By Dean Shaffer
The Colorado Supreme Court today, in Warne v. Hall, Case No. 14SC176, adopted the stricter civil pleading standard first applied by the U.S. Supreme Court in Bell Atlantic Corp. v. Twombly, 550 U.S. 544 (2007). Under the new standard, Colorado courts may dismiss claims that are not “plausible,” meaning that plaintiffs must support their claims with factual allegations sufficient to “raise a right to relief above the speculative level.” Id.
The new standard puts a much heavier burden on plaintiffs to allege factual matter. For over fifty years prior to the Warne decision, Colorado courts would dismiss a complaint for failure to state a claim only where “it appear[ed] beyond doubt that the plaintiff [could] prove no set of facts in support of his claim which would entitle him to relief.” Warne, Case No. 14SC176.
In dismissing the Warne complaint, which the court of appeals previously held complied with the old standard, the Colorado Supreme Court illustrated the impact of this change in the law.
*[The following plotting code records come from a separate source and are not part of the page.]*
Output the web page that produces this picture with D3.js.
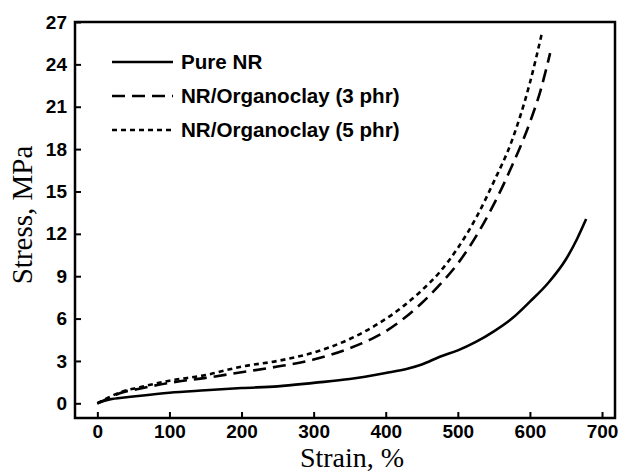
<!DOCTYPE html>
<html><head><meta charset="utf-8">
<script src="https://cdn.jsdelivr.net/npm/d3@7"></script>
<style>body{margin:0;background:#fff}svg{display:block}</style>
</head><body>
<svg id="c" width="620" height="474"></svg>
<script>
const xTicks = [0,100,200,300,400,500,600,700];
const yTicks = [0,3,6,9,12,15,18,21,24,27];
const seriesNames = ["Pure NR","NR/Organoclay (3 phr)","NR/Organoclay (5 phr)"];
const pureNR = [[0,0],[10,0.18],[20,0.3],[50,0.48],[100,0.75],[150,0.92],[200,1.08],[250,1.2],[300,1.45],[350,1.72],[400,2.15],[430,2.45],[450,2.75],[475,3.3],[500,3.75],[525,4.35],[550,5.1],[575,6.0],[600,7.2],[625,8.5],[650,10.2],[665,11.6],[678,13.05]];
const clay3 = [[0,0],[15,0.35],[30,0.7],[60,1.05],[100,1.45],[150,1.8],[200,2.2],[250,2.6],[300,3.1],[350,3.9],[380,4.55],[400,5.1],[425,6.0],[450,7.1],[475,8.4],[500,9.9],[525,11.8],[550,14.1],[575,16.8],[600,19.9],[615,22.2],[628,24.8]];
const clay5 = [[0,0],[15,0.4],[30,0.75],[60,1.15],[100,1.6],[150,2.0],[200,2.6],[250,3.0],[300,3.6],[350,4.55],[390,5.65],[425,6.9],[450,8.0],[475,9.3],[500,11.0],[525,13.1],[550,15.7],[575,18.6],[600,22.7],[617,26.3]];

const svg = d3.select("#c");
const L = 75, R = 615, T = 22, B = 418;
const x = d3.scaleLinear().domain([-31, 718]).range([L, R]);
const y = d3.scaleLinear().domain([-1.04, 27]).range([B, T]);

const xAxis = svg.append("g").attr("transform",`translate(0,${B})`)
  .call(d3.axisBottom(x).tickValues(xTicks).tickSizeInner(-6).tickSizeOuter(0).tickPadding(7));
const yAxis = svg.append("g").attr("transform",`translate(${L},0)`)
  .call(d3.axisLeft(y).tickValues(yTicks).tickSizeInner(-6).tickSizeOuter(0).tickPadding(8));
[xAxis,yAxis].forEach(g=>{
  g.select(".domain").remove();
  g.selectAll(".tick line").attr("stroke","#000").attr("stroke-width",2);
  g.selectAll(".tick text").attr("fill","#000").style("font-family","'Liberation Sans',Arial,sans-serif")
   .style("font-weight","bold").style("font-size","19px");
});
svg.append("rect").attr("x",L).attr("y",T).attr("width",R-L).attr("height",B-T)
  .attr("fill","none").attr("stroke","#000").attr("stroke-width",2.5);

const line = d3.line().x(d=>x(d[0])).y(d=>y(d[1])).curve(d3.curveMonotoneX);
const styles = [null,"13,7","5,4"];
const data = [pureNR, clay3, clay5];
data.forEach((d,i)=>{
  svg.append("path").datum(d).attr("d",line).attr("fill","none").attr("stroke","#000")
    .attr("stroke-width",2.6).attr("stroke-dasharray",styles[i]);
});

const legY = [62, 96, 130];
seriesNames.forEach((n,i)=>{
  svg.append("line").attr("x1",112).attr("x2",173).attr("y1",legY[i]).attr("y2",legY[i])
    .attr("stroke","#000").attr("stroke-width",2.6).attr("stroke-dasharray",styles[i]);
  svg.append("text").attr("x",181).attr("y",legY[i]+7).text(n)
    .style("font-family","'Liberation Sans',Arial,sans-serif").style("font-weight","bold").style("font-size","20.6px");
});

svg.append("text").attr("x",352).attr("y",467).attr("text-anchor","middle").text("Strain, %")
  .style("font-family","'Liberation Serif','Times New Roman',serif").style("font-size","28px");
svg.append("text").attr("transform","translate(32,215) rotate(-90)").attr("text-anchor","middle").text("Stress, MPa")
  .style("font-family","'Liberation Serif','Times New Roman',serif").style("font-size","29px");
</script>
</body></html>
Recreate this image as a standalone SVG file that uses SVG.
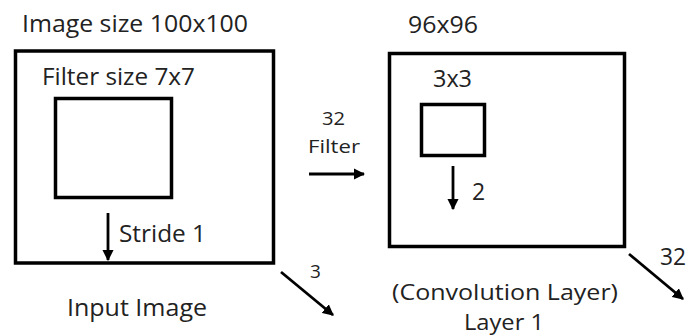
<svg xmlns="http://www.w3.org/2000/svg" width="689" height="336" viewBox="0 0 689 336">
<defs>
<style>
.t{font-family:"Open Sans","Liberation Sans",sans-serif;fill:#222;font-size:23px}
.s{font-size:19px}
.m{font-size:21px}
.box{fill:none;stroke:#000;stroke-width:3.5}
.ar{stroke:#000;stroke-width:2.8;fill:none}
</style>
<marker id="ah" viewBox="0 0 10 10" refX="9" refY="5" markerWidth="4" markerHeight="4" orient="auto" markerUnits="strokeWidth">
<path d="M0,0 L10,5 L0,10 Z" fill="#000"/>
</marker>
</defs>
<rect width="689" height="336" fill="#fff"/>
<g id="input-image">
<rect class="box" x="15.5" y="51" width="258" height="212"/>
<text class="t" x="22" y="32" textLength="226" lengthAdjust="spacingAndGlyphs">Image size 100x100</text>
<text class="t" x="67" y="316" textLength="140" lengthAdjust="spacingAndGlyphs">Input Image</text>
</g>
<g id="filter-7x7">
<rect class="box" x="55.5" y="98.5" width="116" height="99"/>
<text class="t" x="42" y="85" textLength="153" lengthAdjust="spacingAndGlyphs">Filter size 7x7</text>
</g>
<g id="conv-layer">
<rect class="box" x="389.5" y="53.5" width="235" height="193"/>
<text class="t" x="408" y="33" textLength="70" lengthAdjust="spacingAndGlyphs">96x96</text>
<text class="t m" x="392" y="300" textLength="226" lengthAdjust="spacingAndGlyphs">(Convolution Layer)</text>
<text class="t m" x="464" y="330" textLength="80" lengthAdjust="spacingAndGlyphs">Layer 1</text>
</g>
<g id="filter-3x3">
<rect class="box" x="421.5" y="104.5" width="63" height="51"/>
<text class="t" x="433" y="87" textLength="39" lengthAdjust="spacingAndGlyphs">3x3</text>
</g>
<g id="connectors">
<line class="ar" x1="108" y1="213" x2="108" y2="260" marker-end="url(#ah)"/>
<text class="t" x="119" y="242" textLength="87" lengthAdjust="spacingAndGlyphs">Stride 1</text>
<line class="ar" x1="309" y1="174" x2="364" y2="174" marker-end="url(#ah)"/>
<text class="t s" x="322" y="125" textLength="23" lengthAdjust="spacingAndGlyphs">32</text>
<text class="t s" x="308" y="153" textLength="52" lengthAdjust="spacingAndGlyphs">Filter</text>
<line class="ar" x1="281" y1="272" x2="333" y2="315" marker-end="url(#ah)"/>
<text class="t s" x="310" y="278">3</text>
<line class="ar" x1="453" y1="166" x2="453" y2="209" marker-end="url(#ah)"/>
<text class="t" x="472" y="200">2</text>
<line class="ar" x1="629" y1="254" x2="683" y2="299" marker-end="url(#ah)"/>
<text class="t" x="660" y="265" textLength="26" lengthAdjust="spacingAndGlyphs">32</text>
</g>
</svg>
In Warne, the plaintiff alleged that the defendant, a mayor, had tortiously interfered with the plaintiff’s contract to sell land to a third party by, prior to closing of the transaction, wrongfully imposing conditions on the third party’s use of the property. Id. The Court found that the plaintiff failed to allege sufficient facts to make plausible the plaintiff’s allegations that the mayor’s actions were motivated by personal animosity because those actions were equally consistent with proper conduct. Id. By contrast, the court of appeals, applying the “no set of facts” standard, ruled sufficient the plaintiff’s allegations that the mayor acted out of malice. Id.
The replacement of a standard applied in Colorado courts for half a century inevitably will entail additional uncertainty due to the lack of Colorado case law interpreting the new standard. Nevertheless, the Warne decision reduces the seriousness of this concern by emphasizing the benefits of harmonizing the rules of civil procedure in Colorado and federal courts. In accordance with this stated goal, Colorado courts following Warne may exhibit willingness to consider precedent from federal courts applying Twombly.